**Data for this task**
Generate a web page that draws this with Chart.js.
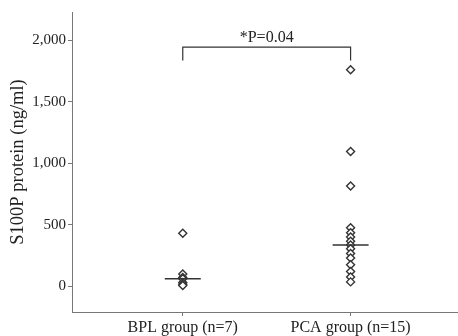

--

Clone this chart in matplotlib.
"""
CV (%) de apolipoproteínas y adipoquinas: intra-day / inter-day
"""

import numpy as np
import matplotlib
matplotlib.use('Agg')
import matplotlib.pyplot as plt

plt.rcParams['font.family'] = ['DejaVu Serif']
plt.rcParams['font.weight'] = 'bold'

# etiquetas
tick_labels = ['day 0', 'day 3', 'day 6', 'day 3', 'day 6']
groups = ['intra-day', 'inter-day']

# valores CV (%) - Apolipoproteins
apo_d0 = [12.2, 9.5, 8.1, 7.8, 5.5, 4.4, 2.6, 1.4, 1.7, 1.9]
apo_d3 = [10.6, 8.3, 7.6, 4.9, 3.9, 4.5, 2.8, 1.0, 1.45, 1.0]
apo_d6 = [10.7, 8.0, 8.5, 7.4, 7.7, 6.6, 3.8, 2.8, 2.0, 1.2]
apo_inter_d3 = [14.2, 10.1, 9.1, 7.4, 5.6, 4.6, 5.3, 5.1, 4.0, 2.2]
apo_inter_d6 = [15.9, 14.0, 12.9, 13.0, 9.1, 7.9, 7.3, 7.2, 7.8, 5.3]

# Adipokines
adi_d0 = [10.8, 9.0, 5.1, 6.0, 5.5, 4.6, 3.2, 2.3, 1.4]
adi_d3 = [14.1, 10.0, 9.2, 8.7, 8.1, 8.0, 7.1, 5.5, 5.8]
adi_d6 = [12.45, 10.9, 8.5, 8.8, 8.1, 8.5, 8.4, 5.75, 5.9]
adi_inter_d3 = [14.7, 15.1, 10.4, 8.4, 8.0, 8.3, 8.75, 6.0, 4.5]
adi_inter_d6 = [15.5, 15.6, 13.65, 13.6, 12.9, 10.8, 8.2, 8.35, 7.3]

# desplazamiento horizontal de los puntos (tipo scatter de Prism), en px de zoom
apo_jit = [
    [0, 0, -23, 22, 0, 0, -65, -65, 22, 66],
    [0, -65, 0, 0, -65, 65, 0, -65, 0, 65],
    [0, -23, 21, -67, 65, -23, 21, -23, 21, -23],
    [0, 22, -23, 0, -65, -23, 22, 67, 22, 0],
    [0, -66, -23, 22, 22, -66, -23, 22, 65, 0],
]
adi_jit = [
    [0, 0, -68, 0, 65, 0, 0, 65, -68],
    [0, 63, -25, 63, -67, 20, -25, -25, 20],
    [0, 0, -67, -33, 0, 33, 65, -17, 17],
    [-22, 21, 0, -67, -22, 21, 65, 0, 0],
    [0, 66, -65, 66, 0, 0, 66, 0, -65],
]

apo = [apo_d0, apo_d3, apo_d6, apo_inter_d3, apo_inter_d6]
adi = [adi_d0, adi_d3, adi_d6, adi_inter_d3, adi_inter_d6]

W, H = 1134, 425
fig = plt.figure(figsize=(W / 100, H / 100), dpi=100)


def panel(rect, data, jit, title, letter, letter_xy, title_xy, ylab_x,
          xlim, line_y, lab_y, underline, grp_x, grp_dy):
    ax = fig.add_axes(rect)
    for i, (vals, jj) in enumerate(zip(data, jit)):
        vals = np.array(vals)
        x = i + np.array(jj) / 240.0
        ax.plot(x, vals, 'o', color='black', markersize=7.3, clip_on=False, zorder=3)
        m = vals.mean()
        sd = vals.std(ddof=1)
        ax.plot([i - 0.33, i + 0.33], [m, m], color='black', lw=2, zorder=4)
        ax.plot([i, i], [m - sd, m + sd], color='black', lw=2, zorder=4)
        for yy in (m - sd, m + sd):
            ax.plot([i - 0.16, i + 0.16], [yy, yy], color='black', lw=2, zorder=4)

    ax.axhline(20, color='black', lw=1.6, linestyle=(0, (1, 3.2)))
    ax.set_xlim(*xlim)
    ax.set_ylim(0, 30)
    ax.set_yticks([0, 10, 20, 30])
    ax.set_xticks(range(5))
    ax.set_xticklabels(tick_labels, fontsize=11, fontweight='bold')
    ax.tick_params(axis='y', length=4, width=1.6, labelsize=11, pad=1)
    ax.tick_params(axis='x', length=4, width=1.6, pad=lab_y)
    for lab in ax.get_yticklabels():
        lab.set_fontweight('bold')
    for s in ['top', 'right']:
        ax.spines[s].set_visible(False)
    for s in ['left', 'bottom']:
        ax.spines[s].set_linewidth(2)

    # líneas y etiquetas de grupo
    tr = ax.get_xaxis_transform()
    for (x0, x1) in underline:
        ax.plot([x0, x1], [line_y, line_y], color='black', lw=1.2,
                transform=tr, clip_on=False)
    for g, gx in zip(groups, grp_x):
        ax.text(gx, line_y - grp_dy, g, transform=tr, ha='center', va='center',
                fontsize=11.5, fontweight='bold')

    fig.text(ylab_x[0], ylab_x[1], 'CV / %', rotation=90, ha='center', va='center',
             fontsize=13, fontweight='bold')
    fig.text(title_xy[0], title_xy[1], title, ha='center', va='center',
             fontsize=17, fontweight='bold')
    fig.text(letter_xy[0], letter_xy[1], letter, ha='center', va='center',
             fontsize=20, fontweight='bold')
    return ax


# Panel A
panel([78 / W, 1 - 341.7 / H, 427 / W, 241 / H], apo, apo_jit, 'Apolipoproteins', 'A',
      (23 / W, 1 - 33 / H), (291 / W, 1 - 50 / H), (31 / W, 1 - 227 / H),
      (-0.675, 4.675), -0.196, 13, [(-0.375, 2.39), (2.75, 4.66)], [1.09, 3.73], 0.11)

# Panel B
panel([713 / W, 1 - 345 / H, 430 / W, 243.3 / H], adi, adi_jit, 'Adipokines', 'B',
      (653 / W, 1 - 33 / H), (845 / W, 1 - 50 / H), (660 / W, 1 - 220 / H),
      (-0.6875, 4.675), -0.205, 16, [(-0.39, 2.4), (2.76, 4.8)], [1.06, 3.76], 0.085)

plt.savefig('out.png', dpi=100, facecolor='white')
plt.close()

**What is being asked**
Your task is to retype the entries verbatim, starting with the line that holds "Clone this chart in matplotlib." and stopping after the line that holds "plt.rcParams['font.weight'] = 'bold'".

**Answer for the task**
Clone this chart in matplotlib.
"""
CV (%) de apolipoproteínas y adipoquinas: intra-day / inter-day
"""

import numpy as np
import matplotlib
matplotlib.use('Agg')
import matplotlib.pyplot as plt

plt.rcParams['font.family'] = ['DejaVu Serif']
plt.rcParams['font.weight'] = 'bold'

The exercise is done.